In an astonishing final sequence, Tom Naylor uproots a graveyard cross and stumbles toward an intended sacrifice; as the shadow of the cross falls upon cowled satanic acolytes, they combust.
IN 1692, the small village of Whitewood, Massachusetts sees the burning of Elizabeth Selwyn (Patricia Jessel) and consort Jethro Keene (Valentine Dyall) for witchcraft. Jumping to the modern day, Professor Driscoll (Christopher Lee) recommends his hometown of Whitewood as an ideal place for student Nan Barlow (Venetia Stevenson) to research her paper on the black arts. Staying at the Ravens Inn Hotel - which is managed by Mrs Newless (also played by Jessel) at the exact spot where the burnings took place - Nan discovers that all the other guests only appear as darkness falls, hears chanting beneath the floorboards of her room, and is abducted into the catacombs. Nan’s brother Richard (Dennis Lotis) and her boyfriend Bill (Tom Naylor) investigate her disappearance; while Bill suffers a car accident and remains on the sidelines, Richard meets Patricia (Betta St. John), the daughter of the aging local Reverend (Norman Macowan), and discovers that Selwyn still presides over a coven in the locale.
Working alongside the British company Vulcan, Americans Milton Subotsky (who co-produces and provides the original treatment) and partner Max J. Rosenberg would later found Amicus, and many horror historians look upon THE CITY OF THE DEAD as the first unofficial Amicus release. If only that studio continued with such quality; amusingly Driscoll states early on "The basis of fairy tales is reality, basis of reality is fairy tales," which acts as a much more apt mandate for Subotsky and Rosenberg's later films of the fantastic. At a time when Hammer had established the colour period horror film, THE CITY OF THE DEAD, in contrast, is a present era monochrome gem, drawing from the stage bound atmospherics of Val Lewton. Consequently, the film exists in a TWILIGHT ZONE-like alternative universe, directed with finesse by John Moxey, who is greatly assisted by the atmospheric photography of Desmond Dickinson. On the down side, the picture suffers from laden performances by Stevenson, Lotis and Naylor, and Ken Jones' jarringly inappropriate partial jazz score.
Released in America as HORROR HOTEL with the tag line "Just ring for Doom Service!," this seemingly acknowledged the film's narrative similarities to PSYCHO. A hit in Britain, the black and white film suffered in the US, with the distributor cutting the picture and inserting 3-D footage from Julian Roffman's THE MASK.
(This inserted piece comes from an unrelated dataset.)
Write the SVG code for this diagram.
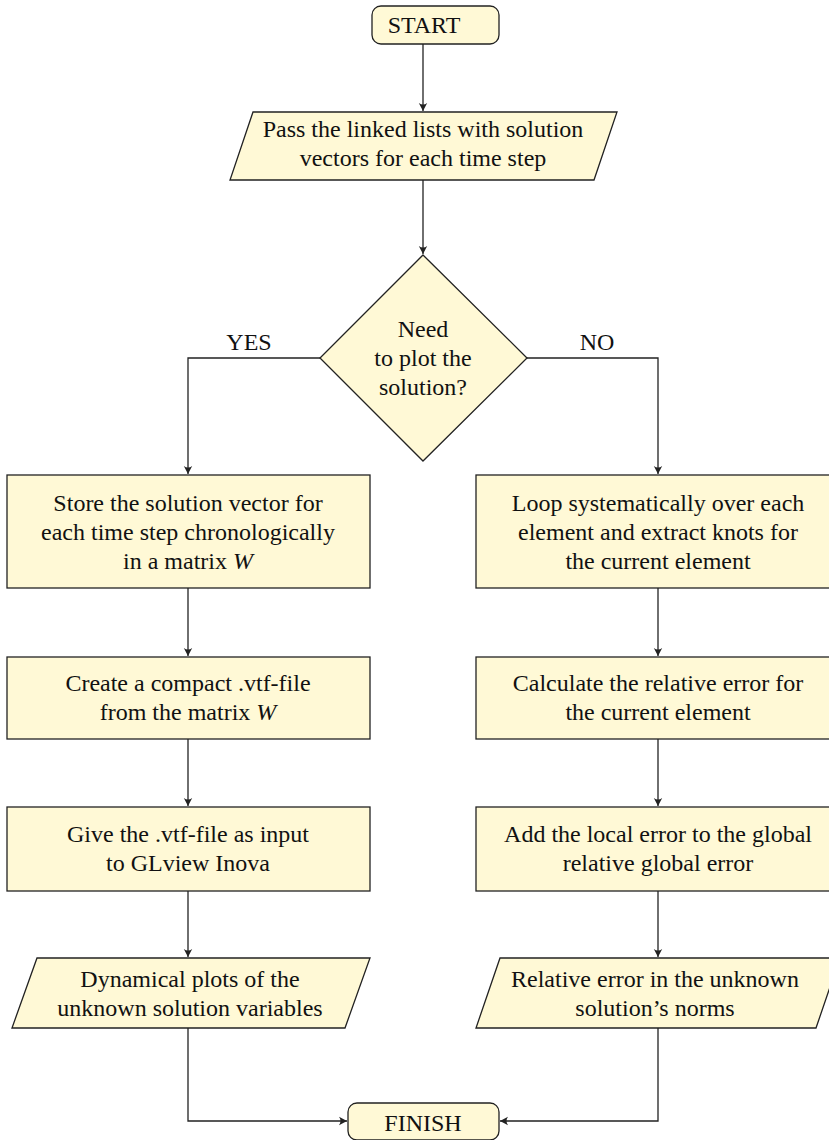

The major bone of contention with THE CITY OF THE DEAD is the connection to PSYCHO. Like Alfred Hitchcock's chiller, a young women travels to a hotel, only be be killed in the middle of the feature. Another similarity is friends embarking to find her as heroine 2 narrowly escapes with her life; even the final shot of Mrs Newless' flame-ravaged corpse echoes the mummified Mrs Bates in her rocking chair. In his book English Gothic, Jonathan Rigby surprisingly fights Subotsky's corner by listing production start dates - THE CITY OF THE DEAD began on 12th October 1959 compared to PSYCHO's on 30th November - but, as Philip Nutman explains in Little Shoppe of Horrors #20, Robert Bloch's source novel was actually first published in 1959, with Hitchcock's film following the structure of the book. Amicus would later have a fruitful relationship with Bloch - and this certainly indicates that Subotsky would have been aware of the narrative - but the situation is clouded further by screenwriter George Baxt claiming it was his idea to prematurely kill Nan.
THE CITY OF THE DEAD was described by Lee as "an American Gothic with a Lovecraftian flavour," with Whitewood replacing that writers fabled Dunwich as a cursed township. Indeed, the writings of H. P. Lovecraft have seldom been successfully transferred to the screen, struggling to find the right mix between the hinted horrors and the money shot for the expectant audience. It is ironic that the most memorable slices of Lovecraftian cinema haven't been direct adaptations of his stories at all, rather films that have attempted to portray the author's trademark otherworldly ambiance. Perhaps the most Lovecraftian of all is Nigel Kneale's THE STONE TAPE, a television play layered in ageless terror. Yet while Whitewood may lack the true depth of the Cthulhu mythos, figures loom in and out of dense fog like chess pieces in a game of much greater scale.